In a speech on Friday, his first since the showdown between Erdogan and Davutoglu, Simsek said Turkey’s economic policies should follow global norms and “rationality” should be retained to attract foreign investors. That’s the only way in which banks can continue to lend to companies to drive the economy, he said.

Simsek, 49, became minister of the economy in 2007. He’s widely credited for maintaining fiscal discipline as finance minister between 2009 and 2015, a period in which the ratio of public debt to gross domestic product fell to 33% from 46%, according to data compiled by Bloomberg. He worked closely with former deputy prime minister Ali Babacan, who was removed from the cabinet last year under pressure from Erdogan.

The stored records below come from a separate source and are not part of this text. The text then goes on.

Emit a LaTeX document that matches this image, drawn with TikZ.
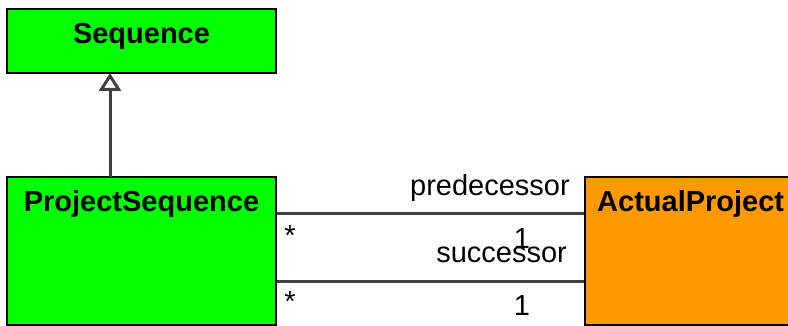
\documentclass[tikz,border=0pt]{standalone}
\usepackage{fontspec}
\setmainfont{Liberation Sans}
\usetikzlibrary{arrows.meta,calc}
\definecolor{boxgreen}{HTML}{00FF00}
\definecolor{boxorange}{HTML}{FF9900}
\definecolor{linegray}{HTML}{404040}
\begin{document}
\begin{tikzpicture}[x=1pt,y=-1pt,
  classbox/.style={draw=black,line width=2pt,inner sep=0pt,outer sep=0pt},
  title/.style={font=\fontsize{29}{33}\selectfont\bfseries,inner sep=0pt},
  lbl/.style={font=\fontsize{29}{33}\selectfont,inner sep=0pt},
  conn/.style={draw=linegray,line width=3pt},
  inherit/.style={conn,-{Triangle[open,length=18pt,width=22pt]}}
]
\useasboundingbox (0,0) rectangle (788,326);
\clip (0,0) rectangle (788,326);
\fill[white] (0,0) rectangle (788,326);
\node[classbox,fill=boxgreen,minimum width=269pt,minimum height=64pt,anchor=north west] (seq) at (7,9) {};
\node[title,anchor=base] (seqt) at (141.5,44) {Sequence};
\node[classbox,fill=boxgreen,minimum width=269pt,minimum height=147.5pt,anchor=north west] (ps) at (7,177) {};
\node[title,anchor=base] (pst) at (141.5,212) {ProjectSequence};
\node[classbox,fill=boxorange,minimum width=215pt,minimum height=147.5pt,anchor=north west] (ap) at (585,177) {};
\node[title,anchor=base west] (apt) at (597,212) {ActualProject};
\draw[inherit] (ps.north -| 110,0) -- (seq.south -| 110,0);
\draw[conn] ($(ps.north east)+(1,37)$) -- ($(ap.north west)+(-1,37)$);
\draw[conn] ($(ps.north east)+(1,104)$) -- ($(ap.north west)+(-1,104)$);
\node[lbl,anchor=base east] (pred) at (570,196) {predecessor};
\node[lbl,anchor=base east] (succ) at (567,262) {successor};
\node[lbl,anchor=base] (one1) at (522,248) {1};
\node[lbl,anchor=base] (one2) at (522,315) {1};
\node[lbl] (st1) at (290,236) {*};
\node[lbl] (st2) at (290,302) {*};
\end{tikzpicture}
\end{document}
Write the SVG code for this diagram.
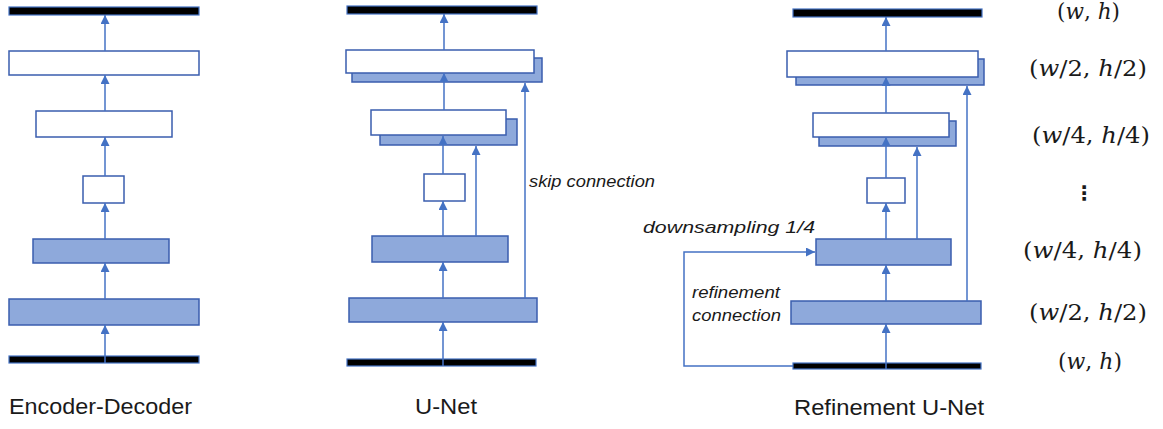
<svg xmlns="http://www.w3.org/2000/svg" width="1163" height="429" viewBox="0 0 1163 429">
<defs>
<style>
.bar{fill:#000;stroke:#4472C4;stroke-width:1.2}
.wb{fill:#fff;stroke:#3A5DAE;stroke-width:1.5}
.bb{fill:#8EA9DB;stroke:#3A5DAE;stroke-width:1.5}
.cn{fill:none;stroke:#4472C4;stroke-width:1.5}
.ttl{font-family:"Liberation Sans",Arial,sans-serif;font-size:22px;fill:#1a1a1a}
.lbl{font-family:"Liberation Sans",Arial,sans-serif;font-style:italic;font-size:17px;fill:#1a1a1a}
.mth{font-family:"DejaVu Serif","Liberation Serif",serif;font-size:22px;fill:#1a1a1a}
.it{font-style:italic}
</style>
<marker id="ah" markerUnits="userSpaceOnUse" markerWidth="9" markerHeight="9" refX="8" refY="4" orient="auto" viewBox="0 0 8 8">
<path d="M0,0 L8,4 L0,8 z" fill="#4472C4"/>
</marker>
</defs>
<rect width="1163" height="429" fill="#fff"/>

<!-- Encoder-Decoder -->
<g id="ed-out"><rect class="bar" x="9" y="7" width="190" height="8"/></g>
<g id="ed-up2"><rect class="wb" x="9" y="51" width="190" height="24"/></g>
<g id="ed-up1"><rect class="wb" x="36" y="111" width="136" height="26"/></g>
<g id="ed-mid"><rect class="wb" x="83" y="176" width="41" height="27"/></g>
<g id="ed-down2"><rect class="bb" x="33" y="239" width="136" height="24"/></g>
<g id="ed-down1"><rect class="bb" x="9" y="299" width="190" height="26"/></g>
<g id="ed-in"><rect class="bar" x="9" y="356" width="190" height="7"/></g>
<g id="ed-title"><text class="ttl" x="9" y="414" textLength="183" lengthAdjust="spacingAndGlyphs">Encoder-Decoder</text></g>

<!-- U-Net -->
<g id="un-out"><rect class="bar" x="347" y="6" width="190" height="8"/></g>
<g id="un-up2"><rect class="bb" x="352" y="58" width="190" height="24"/><rect class="wb" x="346" y="50" width="188" height="23"/></g>
<g id="un-up1"><rect class="bb" x="380" y="119" width="137" height="26"/><rect class="wb" x="371" y="110" width="135" height="25"/></g>
<g id="un-mid"><rect class="wb" x="424" y="174" width="41" height="27"/></g>
<g id="un-down2"><rect class="bb" x="372" y="236" width="136" height="26"/></g>
<g id="un-down1"><rect class="bb" x="349" y="298" width="188" height="24"/></g>
<g id="un-in"><rect class="bar" x="347" y="359" width="189" height="7"/></g>
<g id="un-title"><text class="ttl" x="415" y="414" textLength="62" lengthAdjust="spacingAndGlyphs">U-Net</text></g>
<g id="un-skip-label"><text class="lbl" x="529" y="187" textLength="126" lengthAdjust="spacingAndGlyphs">skip connection</text></g>

<!-- Refinement U-Net -->
<g id="ru-out"><rect class="bar" x="793" y="9" width="189" height="8"/></g>
<g id="ru-up2"><rect class="bb" x="796" y="59" width="188" height="26"/><rect class="wb" x="787" y="51" width="191" height="26"/></g>
<g id="ru-up1"><rect class="bb" x="819" y="121" width="137" height="25"/><rect class="wb" x="813" y="113" width="136" height="24"/></g>
<g id="ru-mid"><rect class="wb" x="867" y="178" width="38" height="25"/></g>
<g id="ru-down2"><rect class="bb" x="816" y="239" width="135" height="26"/></g>
<g id="ru-down1"><rect class="bb" x="791" y="301" width="190" height="23"/></g>
<g id="ru-in"><rect class="bar" x="793" y="363" width="188" height="6"/></g>
<g id="ru-title"><text class="ttl" x="794" y="415" textLength="190" lengthAdjust="spacingAndGlyphs">Refinement U-Net</text></g>
<g id="ru-down-label"><text class="lbl" x="643" y="233" font-size="19" textLength="172" lengthAdjust="spacingAndGlyphs">downsampling 1/4</text></g>
<g id="ru-ref-label">
<text class="lbl" x="692" y="298" textLength="88" lengthAdjust="spacingAndGlyphs">refinement</text>
<text class="lbl" x="692" y="321" textLength="89" lengthAdjust="spacingAndGlyphs">connection</text>
</g>

<!-- Resolution labels -->
<g id="res-labels">
<text class="mth" x="1057" y="19" textLength="63" lengthAdjust="spacingAndGlyphs">(<tspan class="it">w</tspan>, <tspan class="it">h</tspan>)</text>
<text class="mth" x="1029" y="76" textLength="118" lengthAdjust="spacingAndGlyphs">(<tspan class="it">w</tspan>/2, <tspan class="it">h</tspan>/2)</text>
<text class="mth" x="1032" y="143" textLength="118" lengthAdjust="spacingAndGlyphs">(<tspan class="it">w</tspan>/4, <tspan class="it">h</tspan>/4)</text>
<text x="1084" y="200" font-family="DejaVu Sans,sans-serif" font-size="20" font-weight="bold" text-anchor="middle" fill="#1a1a1a">⋮</text>
<text class="mth" x="1023" y="258" textLength="119" lengthAdjust="spacingAndGlyphs">(<tspan class="it">w</tspan>/4, <tspan class="it">h</tspan>/4)</text>
<text class="mth" x="1029" y="320" textLength="118" lengthAdjust="spacingAndGlyphs">(<tspan class="it">w</tspan>/2, <tspan class="it">h</tspan>/2)</text>
<text class="mth" x="1058" y="369" textLength="64" lengthAdjust="spacingAndGlyphs">(<tspan class="it">w</tspan>, <tspan class="it">h</tspan>)</text>
</g>

<!-- Connectors -->
<g id="connectors" class="cn" marker-end="url(#ah)">
<line x1="105" y1="363" x2="105" y2="325"/>
<line x1="105" y1="299" x2="105" y2="263"/>
<line x1="105" y1="239" x2="105" y2="203"/>
<line x1="105" y1="176" x2="105" y2="137"/>
<line x1="105" y1="111" x2="105" y2="75"/>
<line x1="105" y1="51" x2="105" y2="15"/>

<line x1="443" y1="366" x2="443" y2="322"/>
<line x1="443" y1="298" x2="443" y2="262"/>
<line x1="443" y1="236" x2="443" y2="201"/>
<line x1="443" y1="174" x2="443" y2="136"/>
<line x1="444" y1="110" x2="444" y2="73"/>
<line x1="444" y1="50" x2="444" y2="14"/>
<line x1="476" y1="236" x2="476" y2="146"/>
<line x1="525" y1="298" x2="525" y2="83"/>

<line x1="886" y1="369" x2="886" y2="324"/>
<line x1="886" y1="301" x2="886" y2="265"/>
<line x1="886" y1="239" x2="886" y2="203"/>
<line x1="886" y1="178" x2="886" y2="137"/>
<line x1="886" y1="113" x2="886" y2="77"/>
<line x1="886" y1="51" x2="886" y2="17"/>
<line x1="917" y1="239" x2="917" y2="147"/>
<line x1="967" y1="301" x2="967" y2="86"/>
<path d="M793,366 H684 V252 H815"/>
</g>
</svg>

Until last week, investors had largely ignored growing turbulence in Turkey fueled by domestic politics, the spill-over of Syria’s war and Erdogan’s renewed attempt to crush Kurdish separatists. A November election guaranteed four years of uninterrupted AK Party rule, and the value of Turkish debt and stocks held by foreigners rose to about $87 billion as of April 29 from about $72 billion at the end of 2015.

S&P Global Ratings maintained its BB+ junk rating on Turkish debt on Friday while lifting its outlook to stable from negative. Moody’s Investors Service and Fitch Ratings both rate Turkey at their lowest investment grades.